きみの瞳に映る空が、永遠に輝きますように
放課後、私はいつものようにお見舞いへ向かった。
勿論、その日も会えないことを覚悟して、院内に足を踏み入れた。
エレベーターに向かっていると、売店の近くで買い物に向かっていた透真くんの母親に会い、呼び止められた。
「蒼来ちゃん、いつもお見舞いに来てくれてありがとう」
「いえ、私が勝手に来ているだけなので、これはただの自己満足ですよ」
「そうなのね、でも、有難いわ。透真は今日、意識が戻って一般病棟に移れたの。503号室だからもしよかったら行ってあげてほしいな」
透真くんに会えることが嬉しくて、すぐに礼を言ってその場を立ち去った。
何よりも、意識が戻ったということが嬉しくて、数日前の会話が最後にならなくてよかった、と思う。

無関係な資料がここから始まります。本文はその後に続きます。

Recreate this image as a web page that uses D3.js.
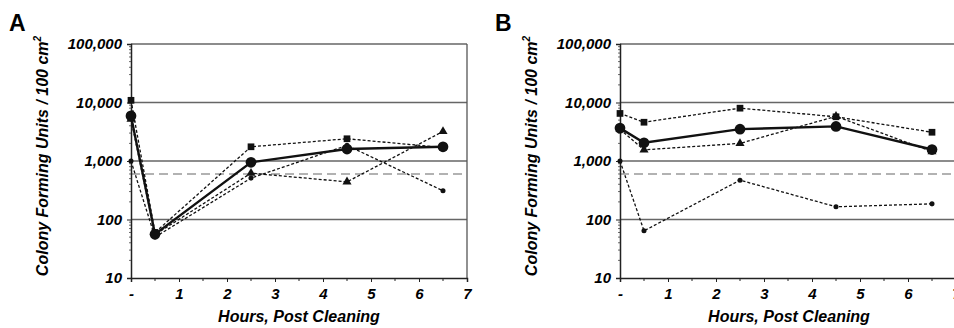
<!DOCTYPE html>
<html>
<head>
<meta charset="utf-8">
<script src="https://cdn.jsdelivr.net/npm/d3@7"></script>
<style>
  body { margin: 0; background: #fff; }
  text { font-family: "Liberation Sans", Arial, sans-serif; font-weight: bold; font-style: italic; fill: #000; }
</style>
</head>
<body>
<div id="chart"></div>
<script>
// hours after cleaning (0 = before cleaning, labelled "-")
const hours = [0, 0.5, 2.5, 4.5, 6.5];
const xTickLabels = ["-", "1", "2", "3", "4", "5", "6", "7"];
const yTicks = [10, 100, 1000, 10000, 100000];
const threshold = 600;

// panel A
const aMean     = [5900, 56, 950, 1600, 1750];
const aSquare   = [10900, 60, 1750, 2400, 1700];
const aTriangle = [5200, 55, 620, 440, 3200];
const aDiamond  = [1000, 50, 510, 1850, 310];

// panel B
const bMean     = [3650, 2050, 3500, 3900, 1570];
const bSquare   = [6500, 4600, 8000, 5700, 3100];
const bTriangle = [3500, 1550, 2000, 5800, 1450];
const bDiamond  = [1000, 64, 470, 165, 185];

const W = 954, H = 328;
const svg = d3.select("#chart").append("svg")
  .attr("width", W).attr("height", H);

const fmt = d3.format(",");

function panel(opts) {
  const left = opts.left, top = 44, width = 336, height = 234;
  const g = svg.append("g").attr("transform", "translate(" + left + "," + top + ")");

  const x = d3.scaleLinear().domain([0, 7]).range([0, width]);
  const y = d3.scaleLog().domain([10, 100000]).range([height, 0]);

  // gridlines
  g.selectAll(".grid").data(yTicks.slice(1)).enter().append("line")
    .attr("x1", 0).attr("x2", width)
    .attr("y1", d => y(d)).attr("y2", d => y(d))
    .attr("stroke", "#666").attr("stroke-width", 1.3);

  // right border
  g.append("line").attr("x1", width).attr("x2", width).attr("y1", 0).attr("y2", height)
    .attr("stroke", "#555").attr("stroke-width", 1.3);

  // threshold
  g.append("line").attr("x1", 0).attr("x2", width)
    .attr("y1", y(threshold)).attr("y2", y(threshold))
    .attr("stroke", "#999").attr("stroke-width", 1.4).attr("stroke-dasharray", "9,5");

  // y axis
  const minor = [];
  for (let e = 1; e < 5; e++) for (let m = 2; m < 10; m++) minor.push(m * Math.pow(10, e));
  g.selectAll(".minor").data(minor).enter().append("line")
    .attr("x1", -2).attr("x2", 0).attr("y1", d => y(d)).attr("y2", d => y(d))
    .attr("stroke", "#444").attr("stroke-width", 0.8);
  const yAxis = d3.axisLeft(y).tickValues(yTicks).tickFormat(fmt).tickSize(4).tickPadding(5);
  const ya = g.append("g").call(yAxis);
  ya.select(".domain").attr("stroke", "#222").attr("stroke-width", 1.5);
  ya.selectAll(".tick line").attr("stroke", "#222");
  ya.selectAll("text").attr("font-size", 15).attr("fill", "#000");

  // x axis
  const xAxis = d3.axisBottom(x).tickValues(d3.range(0, 8)).tickFormat((d, i) => xTickLabels[i])
    .tickSize(4).tickPadding(6);
  const xa = g.append("g").attr("transform", "translate(0," + height + ")").call(xAxis);
  xa.select(".domain").attr("stroke", "#222").attr("stroke-width", 1.5);
  xa.selectAll(".tick line").attr("stroke", "#222");
  xa.selectAll("text").attr("font-size", 15).attr("fill", "#000");
  g.selectAll(".halftick").data(d3.range(0.5, 7, 1)).enter().append("line")
    .attr("x1", d => x(d)).attr("x2", d => x(d)).attr("y1", height).attr("y2", height + 3)
    .attr("stroke", "#222");

  // series
  const line = d3.line().x((d, i) => x(hours[i])).y(d => y(d));
  const series = [
    { v: opts.square, sym: d3.symbolSquare, size: 45, solid: false },
    { v: opts.triangle, sym: d3.symbolTriangle, size: 36, solid: false },
    { v: opts.diamond, sym: d3.symbolCircle, size: 20, solid: false },
    { v: opts.mean, sym: d3.symbolCircle, size: 90, solid: true }
  ];
  series.forEach(s => {
    g.append("path").datum(s.v).attr("d", line).attr("fill", "none")
      .attr("stroke", "#111")
      .attr("stroke-width", s.solid ? 2.4 : 1.3)
      .attr("stroke-dasharray", s.solid ? null : "3,2");
    g.selectAll(null).data(s.v).enter().append("path")
      .attr("d", d3.symbol().type(s.sym).size(s.size))
      .attr("transform", (d, i) => "translate(" + x(hours[i]) + "," + y(d) + ")")
      .attr("fill", "#111");
  });

  // titles
  svg.append("text").attr("x", opts.letterX).attr("y", 31)
    .attr("font-size", 23).style("font-style", "normal").text(opts.letter);
  svg.append("text")
    .attr("transform", "translate(" + (opts.left - 83) + "," + 156 + ") rotate(-90)")
    .attr("text-anchor", "middle").attr("font-size", 16)
    .html("Colony Forming Units / 100 cm<tspan dy='-7' font-size='10'>2</tspan>");
  svg.append("text").attr("x", opts.left + opts.titleDx).attr("y", 322)
    .attr("text-anchor", "middle").attr("font-size", 16).text("Hours, Post Cleaning");
}

panel({ left: 131, letter: "A", letterX: 9, titleDx: 168,
  mean: aMean, square: aSquare, triangle: aTriangle, diamond: aDiamond });
panel({ left: 620, letter: "B", letterX: 495, titleDx: 169,
  mean: bMean, square: bSquare, triangle: bTriangle, diamond: bDiamond });
</script>
</body>
</html>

透真くんの病室は一人部屋で、ノックをして病室に入ると無理して笑って私を見た。
「来てくれたんだ」
透真くんはそう言い、椅子に座りなよ、と加えた。
私はその言葉に甘えてパイプ椅子に座ると、ホッとして思わず目が潤んだ。
「無事でよかった」
「蒼来も無事でよかった」
「私はまだ大丈夫だよ」
「俺もまだ大丈夫だ」
同じ言葉の繰り返しのようだったが、今は透真くんが無事だったことが幸せでこの時間が幸せだった。
「花火には絶対間に合わせるかな」
透真くんはいつものように得意げに笑って見せるが、今回ばかりは無理をしてほしくなかった。
それがたとえ最後の機会だったとしても。
「無理しなくていいよ」
「いいだろ、もう最後になるかもしれないし」
透真くんは淡々とそう言った。
もしかすると透真くんも余命宣告を受けたのではないかと思った。
とはいえ、その話は私には分からなかったし、透真くんの口から聞くまでは私が介入すべきではないものだ。
そのため、それに関しての思考を止めた。
「分かった、楽しみにしているね」
それから数分雑談をしたところで私は病室を出た。
意識が回復したばかりの透真くんに気を遣わせたくはなかったし、今はゆっくりしてもらいたかった。
連絡先を持っていた方が何かと便利だろうから交換しようと思ったが、気付いた時には既に病院を出ていたためにまた明日お見舞いに行って聞こうと切り替えた。